* **What this task involves**
Drop the pictures and give back word for word the lines from the line holding "Rebuild this chart" to the line holding "import numpy as np", both included.

* **Entries supplied**
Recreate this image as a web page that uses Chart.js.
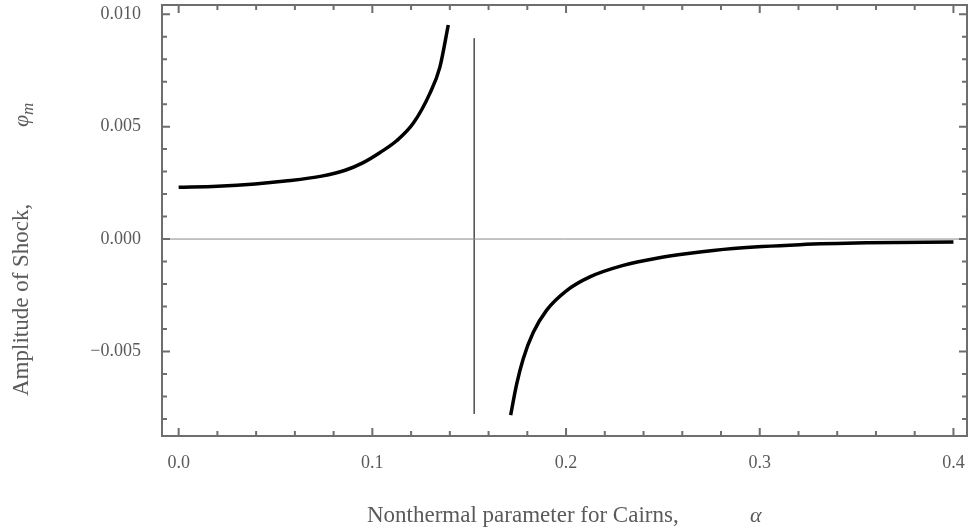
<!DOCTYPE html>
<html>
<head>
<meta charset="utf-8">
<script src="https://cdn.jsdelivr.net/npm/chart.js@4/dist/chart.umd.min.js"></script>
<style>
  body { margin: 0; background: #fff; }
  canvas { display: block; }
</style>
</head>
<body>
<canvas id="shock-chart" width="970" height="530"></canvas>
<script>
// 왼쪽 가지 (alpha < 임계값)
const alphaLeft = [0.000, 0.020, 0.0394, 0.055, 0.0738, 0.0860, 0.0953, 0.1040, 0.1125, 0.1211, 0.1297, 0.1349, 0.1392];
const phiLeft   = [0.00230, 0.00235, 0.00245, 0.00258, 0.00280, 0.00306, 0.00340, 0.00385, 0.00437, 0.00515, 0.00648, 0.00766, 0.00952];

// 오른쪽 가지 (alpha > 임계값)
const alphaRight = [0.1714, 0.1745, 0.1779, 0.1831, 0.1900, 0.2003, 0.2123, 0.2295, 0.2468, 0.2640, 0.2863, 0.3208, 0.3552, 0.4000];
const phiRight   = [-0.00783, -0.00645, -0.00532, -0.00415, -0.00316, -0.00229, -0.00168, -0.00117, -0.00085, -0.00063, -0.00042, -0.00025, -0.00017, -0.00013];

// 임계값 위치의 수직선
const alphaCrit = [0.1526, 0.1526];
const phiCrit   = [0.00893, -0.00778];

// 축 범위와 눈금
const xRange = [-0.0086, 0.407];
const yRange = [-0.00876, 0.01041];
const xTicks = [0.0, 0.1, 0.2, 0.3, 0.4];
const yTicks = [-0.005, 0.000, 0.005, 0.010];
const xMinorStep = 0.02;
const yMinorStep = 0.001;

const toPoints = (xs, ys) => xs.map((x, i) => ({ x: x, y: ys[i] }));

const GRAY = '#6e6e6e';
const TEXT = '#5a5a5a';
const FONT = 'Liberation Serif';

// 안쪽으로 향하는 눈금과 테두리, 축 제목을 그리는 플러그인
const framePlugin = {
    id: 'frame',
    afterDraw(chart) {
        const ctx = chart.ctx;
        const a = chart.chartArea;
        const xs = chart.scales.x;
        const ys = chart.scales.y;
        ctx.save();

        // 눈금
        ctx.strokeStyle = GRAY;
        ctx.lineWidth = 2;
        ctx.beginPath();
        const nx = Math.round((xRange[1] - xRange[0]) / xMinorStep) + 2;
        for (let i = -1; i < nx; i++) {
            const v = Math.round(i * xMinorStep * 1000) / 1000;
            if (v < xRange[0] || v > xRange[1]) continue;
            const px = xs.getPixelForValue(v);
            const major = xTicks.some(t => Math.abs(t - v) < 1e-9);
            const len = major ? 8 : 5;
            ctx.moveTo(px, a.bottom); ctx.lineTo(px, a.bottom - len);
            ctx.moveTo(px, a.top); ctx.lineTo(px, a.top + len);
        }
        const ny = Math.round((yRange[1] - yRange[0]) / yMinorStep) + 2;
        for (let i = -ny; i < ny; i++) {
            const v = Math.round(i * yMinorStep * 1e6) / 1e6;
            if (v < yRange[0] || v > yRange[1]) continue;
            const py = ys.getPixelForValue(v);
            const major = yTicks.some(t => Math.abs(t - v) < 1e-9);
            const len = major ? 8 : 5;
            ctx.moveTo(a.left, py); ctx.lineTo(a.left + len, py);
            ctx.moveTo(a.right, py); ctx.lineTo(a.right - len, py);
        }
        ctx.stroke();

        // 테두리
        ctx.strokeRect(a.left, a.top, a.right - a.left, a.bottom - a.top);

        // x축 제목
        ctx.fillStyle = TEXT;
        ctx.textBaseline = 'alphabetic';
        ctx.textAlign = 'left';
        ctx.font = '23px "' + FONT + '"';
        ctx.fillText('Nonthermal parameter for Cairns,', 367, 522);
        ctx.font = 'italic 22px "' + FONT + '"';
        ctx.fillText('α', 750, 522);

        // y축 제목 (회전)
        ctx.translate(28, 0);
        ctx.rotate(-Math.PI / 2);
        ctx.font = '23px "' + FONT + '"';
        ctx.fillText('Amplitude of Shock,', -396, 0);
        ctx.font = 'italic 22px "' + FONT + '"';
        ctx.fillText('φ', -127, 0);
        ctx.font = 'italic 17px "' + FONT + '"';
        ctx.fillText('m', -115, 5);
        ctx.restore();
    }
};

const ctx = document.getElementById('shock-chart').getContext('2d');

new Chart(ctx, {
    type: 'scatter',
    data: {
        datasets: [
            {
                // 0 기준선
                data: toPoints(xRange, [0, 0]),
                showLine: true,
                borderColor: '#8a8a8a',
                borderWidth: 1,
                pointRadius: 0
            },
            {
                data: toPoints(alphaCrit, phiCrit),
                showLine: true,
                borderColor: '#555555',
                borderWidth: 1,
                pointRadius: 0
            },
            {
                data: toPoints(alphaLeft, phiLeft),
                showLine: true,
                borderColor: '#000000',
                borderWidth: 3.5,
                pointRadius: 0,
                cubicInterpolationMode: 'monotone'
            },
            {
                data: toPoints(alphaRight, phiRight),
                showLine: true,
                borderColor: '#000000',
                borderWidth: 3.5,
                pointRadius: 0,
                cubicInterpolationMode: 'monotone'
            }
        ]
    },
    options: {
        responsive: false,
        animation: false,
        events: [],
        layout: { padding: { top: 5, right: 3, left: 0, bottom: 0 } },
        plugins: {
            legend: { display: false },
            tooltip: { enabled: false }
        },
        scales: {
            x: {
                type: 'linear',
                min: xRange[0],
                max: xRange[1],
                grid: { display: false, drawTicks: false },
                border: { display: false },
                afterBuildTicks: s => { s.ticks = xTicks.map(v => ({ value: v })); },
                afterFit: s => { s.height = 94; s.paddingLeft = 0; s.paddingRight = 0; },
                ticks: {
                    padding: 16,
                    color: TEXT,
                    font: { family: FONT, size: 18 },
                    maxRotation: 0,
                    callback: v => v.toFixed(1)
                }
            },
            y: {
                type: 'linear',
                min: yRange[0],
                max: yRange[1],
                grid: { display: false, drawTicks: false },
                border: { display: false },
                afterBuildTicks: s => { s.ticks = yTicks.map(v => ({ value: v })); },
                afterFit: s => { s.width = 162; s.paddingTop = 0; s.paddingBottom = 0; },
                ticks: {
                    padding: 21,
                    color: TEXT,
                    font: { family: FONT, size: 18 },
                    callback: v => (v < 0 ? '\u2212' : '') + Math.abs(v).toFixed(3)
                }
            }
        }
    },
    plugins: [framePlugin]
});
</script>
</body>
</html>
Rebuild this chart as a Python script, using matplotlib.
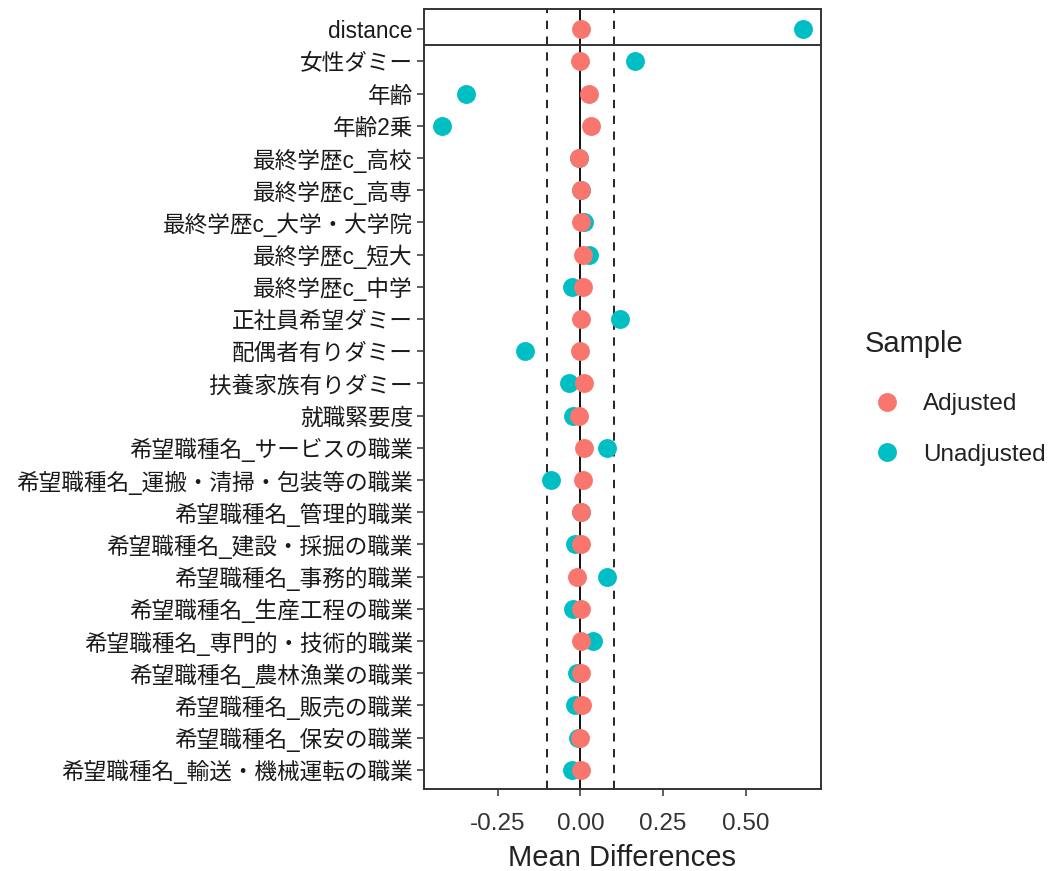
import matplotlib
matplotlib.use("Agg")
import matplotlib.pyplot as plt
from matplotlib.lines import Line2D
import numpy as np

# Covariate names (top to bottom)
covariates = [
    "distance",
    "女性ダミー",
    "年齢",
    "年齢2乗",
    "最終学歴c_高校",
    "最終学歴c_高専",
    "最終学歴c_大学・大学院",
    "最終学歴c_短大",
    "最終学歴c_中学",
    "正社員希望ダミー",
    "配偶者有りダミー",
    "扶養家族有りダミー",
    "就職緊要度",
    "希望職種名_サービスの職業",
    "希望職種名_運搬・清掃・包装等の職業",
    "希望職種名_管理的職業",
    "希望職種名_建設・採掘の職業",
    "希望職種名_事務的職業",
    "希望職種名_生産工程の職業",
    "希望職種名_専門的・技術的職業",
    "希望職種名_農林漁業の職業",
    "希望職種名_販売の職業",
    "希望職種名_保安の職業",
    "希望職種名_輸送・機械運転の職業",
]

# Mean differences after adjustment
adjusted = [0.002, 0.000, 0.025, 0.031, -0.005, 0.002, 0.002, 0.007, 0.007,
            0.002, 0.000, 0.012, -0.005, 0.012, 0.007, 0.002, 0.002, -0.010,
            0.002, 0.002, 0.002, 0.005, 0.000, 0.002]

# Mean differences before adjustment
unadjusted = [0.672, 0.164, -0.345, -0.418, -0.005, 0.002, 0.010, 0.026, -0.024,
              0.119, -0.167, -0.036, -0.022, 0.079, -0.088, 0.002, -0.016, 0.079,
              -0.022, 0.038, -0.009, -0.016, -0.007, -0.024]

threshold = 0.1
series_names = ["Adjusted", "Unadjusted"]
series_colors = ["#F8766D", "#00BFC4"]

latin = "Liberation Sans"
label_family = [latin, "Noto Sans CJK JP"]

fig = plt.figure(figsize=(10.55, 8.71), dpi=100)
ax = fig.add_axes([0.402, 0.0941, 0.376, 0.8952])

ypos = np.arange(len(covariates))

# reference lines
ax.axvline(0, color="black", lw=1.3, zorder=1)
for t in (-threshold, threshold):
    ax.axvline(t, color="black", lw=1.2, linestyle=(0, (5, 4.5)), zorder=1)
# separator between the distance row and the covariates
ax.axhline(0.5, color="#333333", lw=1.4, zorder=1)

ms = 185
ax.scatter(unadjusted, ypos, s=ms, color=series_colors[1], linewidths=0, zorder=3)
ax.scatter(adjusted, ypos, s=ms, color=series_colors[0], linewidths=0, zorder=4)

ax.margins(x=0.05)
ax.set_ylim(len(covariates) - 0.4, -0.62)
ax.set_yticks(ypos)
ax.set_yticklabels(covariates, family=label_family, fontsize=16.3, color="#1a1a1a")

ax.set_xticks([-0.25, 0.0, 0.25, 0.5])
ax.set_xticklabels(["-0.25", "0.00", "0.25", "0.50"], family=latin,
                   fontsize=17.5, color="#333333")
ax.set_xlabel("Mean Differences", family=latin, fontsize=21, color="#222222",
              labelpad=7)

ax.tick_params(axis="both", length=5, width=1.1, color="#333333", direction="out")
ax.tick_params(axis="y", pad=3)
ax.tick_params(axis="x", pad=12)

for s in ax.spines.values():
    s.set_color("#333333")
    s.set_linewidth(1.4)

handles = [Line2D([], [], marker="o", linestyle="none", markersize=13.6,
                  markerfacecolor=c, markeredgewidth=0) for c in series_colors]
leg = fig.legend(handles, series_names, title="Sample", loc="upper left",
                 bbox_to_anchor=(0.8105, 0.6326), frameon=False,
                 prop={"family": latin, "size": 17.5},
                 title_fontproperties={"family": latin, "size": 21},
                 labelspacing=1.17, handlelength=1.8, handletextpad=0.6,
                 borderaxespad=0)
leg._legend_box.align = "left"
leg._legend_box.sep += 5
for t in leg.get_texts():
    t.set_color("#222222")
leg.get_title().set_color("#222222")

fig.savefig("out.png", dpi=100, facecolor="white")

* **Output of the task**
Rebuild this chart as a Python script, using matplotlib.
import matplotlib
matplotlib.use("Agg")
import matplotlib.pyplot as plt
from matplotlib.lines import Line2D
import numpy as np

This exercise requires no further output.